Jaki.
邪鬼(Jaki)
— Evil demon
Jaki is the small evil demon crushed beneath the guardian kings of Japanese Buddhist art, a figure that gives visible form to pestilence, malice, and all forces subdued by the Dharma.
§Appearance
Jaki (邪鬼) is often represented not as a towering oni king, but as a smaller twisted demon pinned beneath the feet of the Four Heavenly Kings or gate guardians in Buddhist sculpture. The scale matters. Jaki is the image of evil already overpowered, forced into a crouching or writhing body that makes defeat visible.
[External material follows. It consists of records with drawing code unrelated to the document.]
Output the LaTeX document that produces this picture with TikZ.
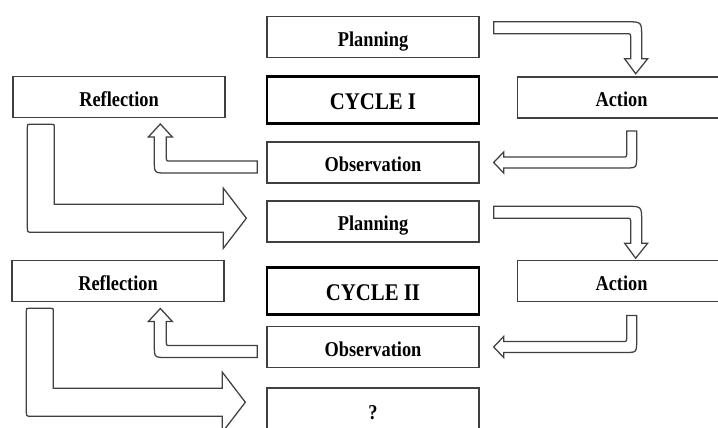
\documentclass[tikz,border=0pt]{standalone}
\usepackage{fontspec}
\setmainfont{Liberation Serif}
\newfontfamily\narrowfont{Liberation Serif}[FakeStretch=0.87]
\usepackage{xcolor}

\begin{document}
\begin{tikzpicture}[x=0.025cm, y=-0.025cm,
  box/.style={draw=black!75, line width=0.9pt, minimum width=5.3cm, minimum height=1.03cm, inner sep=0pt, text height=13pt, text depth=0pt, font={\narrowfont\bfseries\fontsize{15pt}{18pt}\selectfont}},
  cyc/.style={box, draw=black, line width=1.9pt, minimum height=1.17cm, font={\narrowfont\bfseries\fontsize{17pt}{20pt}\selectfont}},
  blk/.style={draw=black!75, line width=0.9pt, fill=white, line join=miter},
  plantoact/.pic={\draw[blk] (14,6) -- (147,6) .. controls (162,6) .. (162,21) -- (162,43) -- (168,43) -- (156,58) -- (145,43) -- (151,43) -- (151,22) .. controls (151,18) .. (147,18) -- (14,18) -- cycle;},
  acttoobs/.pic={\draw[blk] (147,-31.5) -- (157,-31.5) -- (157,-6.5) .. controls (157,5.5) .. (145,5.5) -- (24,5.5) -- (24,10.5) -- (14,0) -- (24,-10.5) -- (24,-5.5) -- (143,-5.5) .. controls (147,-5.5) .. (147,-9.5) -- cycle;},
  obstorefl/.pic={\draw[blk] (-9,-1.5) -- (-9,10.5) -- (-100,10.5) .. controls (-112,10.5) .. (-112,-1.5) -- (-112,-25.5) -- (-118,-25.5) -- (-106,-38.5) -- (-94,-25.5) -- (-100,-25.5) -- (-100,-5.5) .. controls (-100,-1.5) .. (-96,-1.5) -- cycle;},
  refltoplan/.pic={\draw[blk] (15,9) .. controls (15,6) .. (18,6) -- (39,6) .. controls (42,6) .. (42,9) -- (42,86) -- (211,86) -- (211,70) -- (234,100) -- (211,130) -- (211,114) -- (20,114) .. controls (15,114) .. (15,109) -- cycle;}
]
\useasboundingbox (0,0) rectangle (718,428);
\clip (0,0) rectangle (718,428);

% cycle I
\node[box] (plan1) at (373,37) {Planning};
\node[cyc] (cyc1) at (373,100) {CYCLE I};
\node[box] (obs1) at (373,162.5) {Observation};
\node[box] (refl1) at (119,97) {Reflection};
\node[box, minimum width=5.2cm] (act1) at (621.5,97.5) {Action};

\pic at (plan1.north east) {plantoact};
\pic at (obs1.east) {acttoobs};
\pic at (obs1.west) {obstorefl};
\pic at (refl1.south west) {refltoplan};

% cycle II
\node[box] (plan2) at (373,221.5) {Planning};
\node[cyc] (cyc2) at (373,291) {CYCLE II};
\node[box] (obs2) at (373,347) {Observation};
\node[box] (refl2) at (118,281) {Reflection};
\node[box, minimum width=5.2cm] (act2) at (621.5,281) {Action};
\node[box, minimum height=1.1cm] (next) at (373,410) {?};

\pic at (plan2.north east) {plantoact};
\pic at (obs2.east) {acttoobs};
\pic at (obs2.west) {obstorefl};
\pic at (refl2.south west) {refltoplan};
\end{tikzpicture}
\end{document}
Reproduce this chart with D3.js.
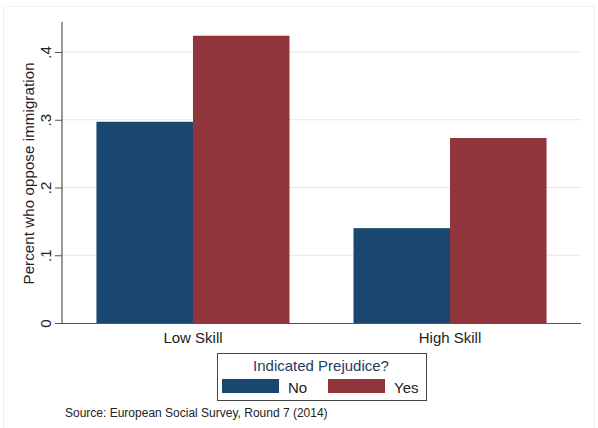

Yet the figure remains active enough to show the pressure needed to keep chaos down.
§Interactions
In the broadest sense, jaki can mean a harmful or malignant spirit that spreads calamity, especially disease. In Japanese Buddhist art, however, the figure becomes concrete: the little demon trampled under divine feet. That image stages an interaction between evil and protection. Jaki exists so the victory of the guardian can be seen, and so worshippers understand what sort of forces the temple and the Dharma hold back.
§Origin
The term has an old lexical history in East Asian religious vocabulary, where evil spirits and harmful demons were named through Buddhist, Daoist, and onmyodo-inflected discourse. In Japan the word could refer broadly to harmful spirits, but Buddhist statuary gave it a specific visual afterlife. Once guardian kings and Nio were shown subduing small demons beneath them, jaki became one of the clearest embodiments of conquered malignancy in temple space.